Concluons : le pays est entré dans des difficultés politiques quand les règles du jeu ont changé sur le terrain des élections. Je rappelle que de 1960 à 1993 jamais une élection ne s’est tenue dans les conditions optimales de transparence et de sincérité au Sénégal, mais les acteurs de l’époque ont lutté sans relâche, accumulant échecs et succès, jusqu’au consensus de 1992. Aujourd’hui, l’exigence majeure est de revenir très clairement à un nouveau consensus. Si cela n’est pas possible, il ne restera qu’à poursuivre et intensifier la lutte, comme l’avaient fait nos devanciers, jusqu’à ce que ce soit de nouveau possible. Donc dans ma compréhension, il ne peut être question d’entrer dans un quelconque gouvernement ou une quelconque compromission que ce soit, mais de faire bouger les lignes sur cette question vitale du système électoral.
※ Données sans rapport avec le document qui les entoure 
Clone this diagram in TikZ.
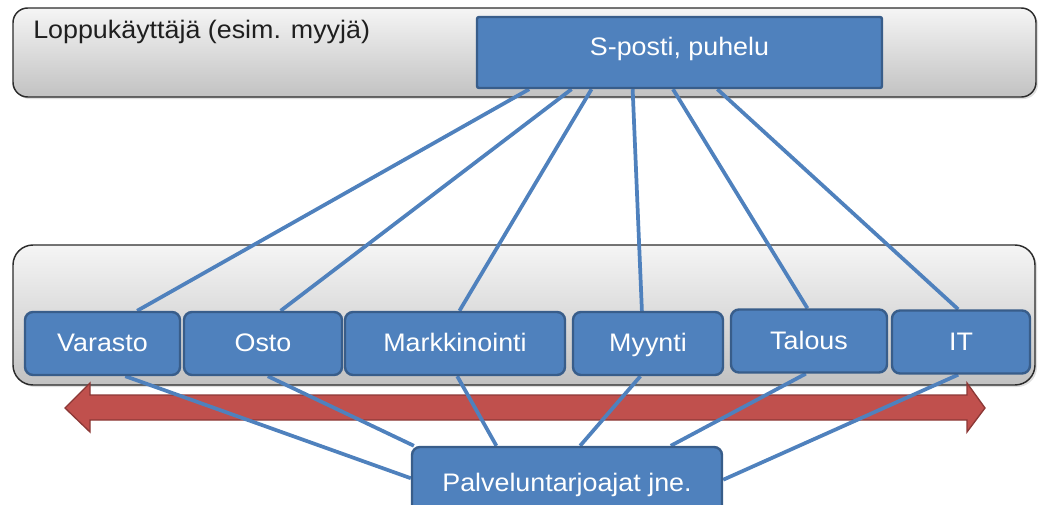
\documentclass[tikz,border=0pt]{standalone}
\usepackage{fontspec}
\setmainfont{Liberation Sans}[FakeStretch=1.06]
\usetikzlibrary{calc,shadows}
\definecolor{boxblue}{HTML}{4F81BD}
\definecolor{boxedge}{HTML}{385D8A}
\definecolor{arrred}{HTML}{C0504D}
\definecolor{arredge}{HTML}{8C3836}
\definecolor{barline}{HTML}{2B2B2B}
\pgfdeclarelayer{bg}
\pgfdeclarelayer{lines}
\pgfsetlayers{bg,lines,main}
\tikzset{
  bar/.style={draw=barline, line width=1.1pt, top color=white!96!black, bottom color=white!76!black,
    drop shadow={opacity=0.25, shadow xshift=1.5pt, shadow yshift=-1.5pt}},
  lbl/.style={font=\fontsize{19pt}{22pt}\selectfont},
  dept/.style={lbl, draw=boxedge, line width=1.8pt, fill=boxblue, rounded corners=6pt, text=white,
    text height=13.4pt, text depth=1pt, inner sep=0pt, minimum height=47.25pt},
  link/.style={draw=boxblue, line width=2.8pt},
}
\begin{document}
\begin{tikzpicture}[x=0.75pt,y=-0.75pt]
\useasboundingbox (0,0) rectangle (1039,504);
\begin{pgfonlayer}{bg}
  \draw[bar, rounded corners=11pt] (13,8) rectangle (1036,97);
  \draw[bar, rounded corners=15pt] (13,245) rectangle (1035,385);
  \draw[fill=arrred, draw=arredge, line width=1pt]
    (65,408) -- (90,383) -- (90,395) -- (967,395) -- (967,383) -- (985,408)
    -- (967,432) -- (967,420) -- (90,420) -- (90,432) -- cycle;
\end{pgfonlayer}

\node[lbl, anchor=base west, text=black!88, inner sep=0pt] (title) at (33,38.5) {Loppukäyttäjä (esim. myyjä)};

\node[dept, rounded corners=1.5pt, minimum width=303.75pt, minimum height=53.25pt, text depth=9.65pt] (sp) at (679.5,52.5) {S-posti, puhelu};

\node[dept, minimum width=116.25pt] (var) at (102.5,343.5) {Varasto};
\node[dept, minimum width=118.5pt] (osto) at (263,343.5) {Osto};
\node[dept, minimum width=165pt] (mark) at (455,343.5) {Markkinointi};
\node[dept, minimum width=112.5pt] (myy) at (648,343.5) {Myynti};
\node[dept, minimum width=117pt] (tal) at (809,341) {Talous};
\node[dept, minimum width=103.5pt] (it) at (961,342) {IT};

\node[dept, minimum width=232.5pt, minimum height=54.75pt] (pal) at (567,483.5) {Palveluntarjoajat jne.};

\begin{pgfonlayer}{lines}
  \draw[link] ($(sp.south west)!0.131!(sp.south east)$) -- ($(var.north west)!0.72!(var.north east)$);
  \draw[link] ($(sp.south west)!0.235!(sp.south east)$) -- ($(osto.north west)!0.61!(osto.north east)$);
  \draw[link] ($(sp.south west)!0.284!(sp.south east)$) -- ($(mark.north west)!0.52!(mark.north east)$);
  \draw[link] ($(sp.south west)!0.385!(sp.south east)$) -- ($(myy.north west)!0.46!(myy.north east)$);
  \draw[link] ($(sp.south west)!0.484!(sp.south east)$) -- ($(tal.north west)!0.49!(tal.north east)$);
  \draw[link] ($(sp.south west)!0.593!(sp.south east)$) -- ($(it.north west)!0.48!(it.north east)$);

  \draw[link] ($(var.south west)!0.645!(var.south east)$) -- ($(pal.north west)!0.43!(pal.south west)$);
  \draw[link] ($(osto.south west)!0.53!(osto.south east)$) -- ($(pal.north west)!0.01!(pal.north east)$);
  \draw[link] ($(mark.south west)!0.51!(mark.south east)$) -- ($(pal.north west)!0.274!(pal.north east)$);
  \draw[link] ($(myy.south west)!0.45!(myy.south east)$) -- ($(pal.north west)!0.542!(pal.north east)$);
  \draw[link] ($(tal.south west)!0.48!(tal.south east)$) -- ($(pal.north west)!0.832!(pal.north east)$);
  \draw[link] ($(it.south west)!0.48!(it.south east)$) -- ($(pal.north east)!0.45!(pal.south east)$);
\end{pgfonlayer}
\end{tikzpicture}
\end{document}
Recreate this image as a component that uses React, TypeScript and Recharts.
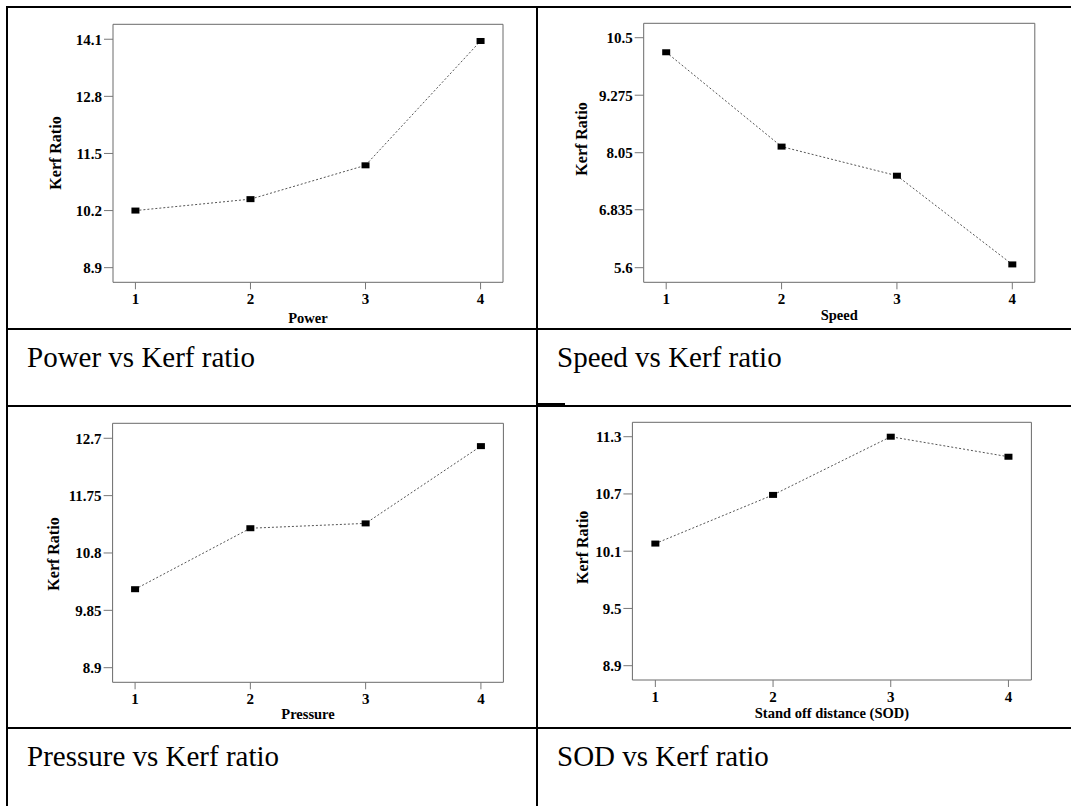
import React from "react";
import { LineChart, Line, XAxis, YAxis, ReferenceArea } from "recharts";

const SERIF = '"Liberation Serif", "Times New Roman", Times, serif';

// factor levels on the x axis
const levels = [1, 2, 3, 4];

// mean kerf ratio per level
const powerKerf = [10.2, 10.46, 11.23, 14.06];
const speedKerf = [10.19, 8.18, 7.56, 5.67];
const pressureKerf = [10.2, 11.21, 11.29, 12.57];
const sodKerf = [10.18, 10.69, 11.3, 11.09];

// y tick labels
const powerTicks = [8.9, 10.2, 11.5, 12.8, 14.1];
const speedTicks = [5.6, 6.835, 8.05, 9.275, 10.5];
const pressureTicks = [8.9, 9.85, 10.8, 11.75, 12.7];
const sodTicks = [8.9, 9.5, 10.1, 10.7, 11.3];

const xTitles = ["Power", "Speed", "Pressure", "Stand off distance (SOD)"];
const captions = [
  "Power vs Kerf ratio",
  "Speed vs Kerf ratio",
  "Pressure vs Kerf ratio",
  "SOD vs Kerf ratio",
];
const yTitle = "Kerf Ratio";

const X_DOMAIN: [number, number] = [0.805, 4.195];
const CELL_W = 528;
const CELL_H = 320;

const panels = [
  {
    values: powerKerf,
    ticks: powerTicks,
    yDomain: [8.567, 14.44] as [number, number],
    x: 8,
    y: 8,
    margin: { top: 16.3, right: 33, bottom: 45.7, left: 105 },
    yLabel: [52.5, 145],
    xLabelDy: 41,
  },
  {
    values: speedKerf,
    ticks: speedTicks,
    yDomain: [5.289, 10.807] as [number, number],
    x: 538,
    y: 8,
    margin: { top: 15.3, right: 31.2, bottom: 45.7, left: 105.7 },
    yLabel: [49.3, 131],
    xLabelDy: 38,
  },
  {
    values: pressureKerf,
    ticks: pressureTicks,
    yDomain: [8.658, 12.948] as [number, number],
    x: 8,
    y: 407,
    margin: { top: 16.3, right: 32.6, bottom: 44.7, left: 104.6 },
    yLabel: [50.9, 147],
    xLabelDy: 37,
  },
  {
    values: sodKerf,
    ticks: sodTicks,
    yDomain: [8.75, 11.451] as [number, number],
    x: 538,
    y: 407,
    margin: { top: 15.3, right: 34.6, bottom: 47, left: 94.4 },
    yLabel: [50.4, 140.3],
    xLabelDy: 38,
  },
];

const tickStyle = { fill: "#000", fontSize: 15, fontWeight: 700, fontFamily: SERIF };
const titleStyle = { fill: "#000", fontSize: 16, fontWeight: 700, fontFamily: SERIF };

function Panel({ idx }: { idx: number }) {
  const p = panels[idx];
  const data = levels.map((level, i) => ({ level, kerf: p.values[i] }));
  const plotRight = CELL_W - p.margin.right;
  const plotBottom = CELL_H - p.margin.bottom;
  const cx = (p.margin.left + plotRight) / 2;
  const [lx, ly] = p.yLabel;

  return (
    <div style={{ position: "absolute", left: p.x, top: p.y }}>
      <LineChart
        width={CELL_W}
        height={CELL_H}
        data={data}
        margin={{ top: p.margin.top, right: p.margin.right, bottom: 0, left: 0 }}
      >
        <XAxis
          type="number"
          dataKey="level"
          domain={X_DOMAIN}
          ticks={levels}
          allowDataOverflow
          axisLine={false}
          tickLine={{ stroke: "#777" }}
          tickSize={7}
          tickMargin={4}
          height={p.margin.bottom}
          tick={tickStyle}
          label={() => (
            <text x={cx} y={plotBottom + p.xLabelDy} textAnchor="middle" {...titleStyle} fontSize={14.5}>
              {xTitles[idx]}
            </text>
          )}
        />
        <YAxis
          type="number"
          domain={p.yDomain}
          ticks={p.ticks}
          allowDataOverflow
          axisLine={false}
          tickLine={{ stroke: "#777" }}
          tickSize={9}
          tickMargin={2}
          width={p.margin.left}
          tick={tickStyle}
          label={() => (
            <text
              x={lx}
              y={ly}
              textAnchor="middle"
              transform={`rotate(-90 ${lx} ${ly})`}
              {...titleStyle}
            >
              {yTitle}
            </text>
          )}
        />
        <ReferenceArea
          x1={X_DOMAIN[0]}
          x2={X_DOMAIN[1]}
          y1={p.yDomain[0]}
          y2={p.yDomain[1]}
          fill="none"
          stroke="#6a6a6a"
          strokeWidth={1}
          ifOverflow="visible"
        />
        <Line
          dataKey="kerf"
          stroke="#555"
          strokeWidth={1}
          strokeDasharray="2 2"
          isAnimationActive={false}
          activeDot={false}
          dot={(d: any) => (
            <rect key={`m${d.index}`} x={d.cx - 4} y={d.cy - 3} width={8} height={6} fill="#000" />
          )}
        />
      </LineChart>
    </div>
  );
}

export default function App() {
  return (
    <div
      style={{
        position: "absolute",
        left: 0,
        top: 0,
        width: 1071,
        height: 806,
        overflow: "hidden",
        background: "#fff",
      }}
    >
      <svg width={1071} height={806} style={{ position: "absolute", left: 0, top: 0 }}>
        {/* table rules */}
        <g stroke="#000" strokeWidth={2}>
          <line x1={6} y1={7} x2={1071} y2={7} />
          <line x1={6} y1={329} x2={1071} y2={329} />
          <line x1={6} y1={406} x2={1071} y2={406} />
          <line x1={6} y1={728} x2={1071} y2={728} />
          <line x1={7} y1={6} x2={7} y2={806} />
          <line x1={537} y1={6} x2={537} y2={806} />
          <line x1={537} y1={404} x2={565} y2={404} />
        </g>
        <g fontFamily={SERIF} fontSize={29} fill="#000">
          <text x={27} y={366.7}>{captions[0]}</text>
          <text x={557} y={366.7}>{captions[1]}</text>
          <text x={27} y={766}>{captions[2]}</text>
          <text x={557} y={766}>{captions[3]}</text>
        </g>
      </svg>
      {panels.map((_, i) => (
        <Panel key={i} idx={i} />
      ))}
    </div>
  );
}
Macky Sall a travaillé pendant 7 ans à «réduire l’opposition à sa plus simple expression», selon ses propres termes sans y parvenir, bien au contraire. De son côté, l’opposition n’a pas non plus réussi à le déloger pour les raisons que nous connaissons tous. Lorsqu’un pays en arrive à cette situation, le courage politique au vrai sens du terme consiste à mettre les égos de côté pour trouver les solutions idoines aux problèmes posés. Le peuple qui n’a pas compris l’opposition en 2017 lorsque celle-ci a rejeté l’appel au dialogue du pouvoir, serait satisfait d’un retour à la normale si cela advenait à l’issue de discussions.
Si par contre, il découvrait à la pratique, que les craintes de l’opposition étaient somme toute justifiées, alors il ferait indubitablement corps avec ses franges réellement démocratiques et patriotiques pour poursuivre le combat à la manière du peuple algérien jusqu’au retour à un consensus sur les règles du jeu. Cette position me semble en adéquation avec la posture post-électorale de sagesse et de retenue de l’opposition sénégalaise largement saluée et magnifiée dans et hors de nos frontières. Il reste que l’unité la plus large de celle-ci, dans le respect des différences, dans la défense ferme et résolue de sa plateforme, est le garant de son succès. Aucune échappée solitaire ne sera salutaire. Vaincre ensemble ou périr séparément.
Mamadou Diop Decroix, député à l’Assemblée nationale, Secrétaire Général d’And-Jëf/Pads.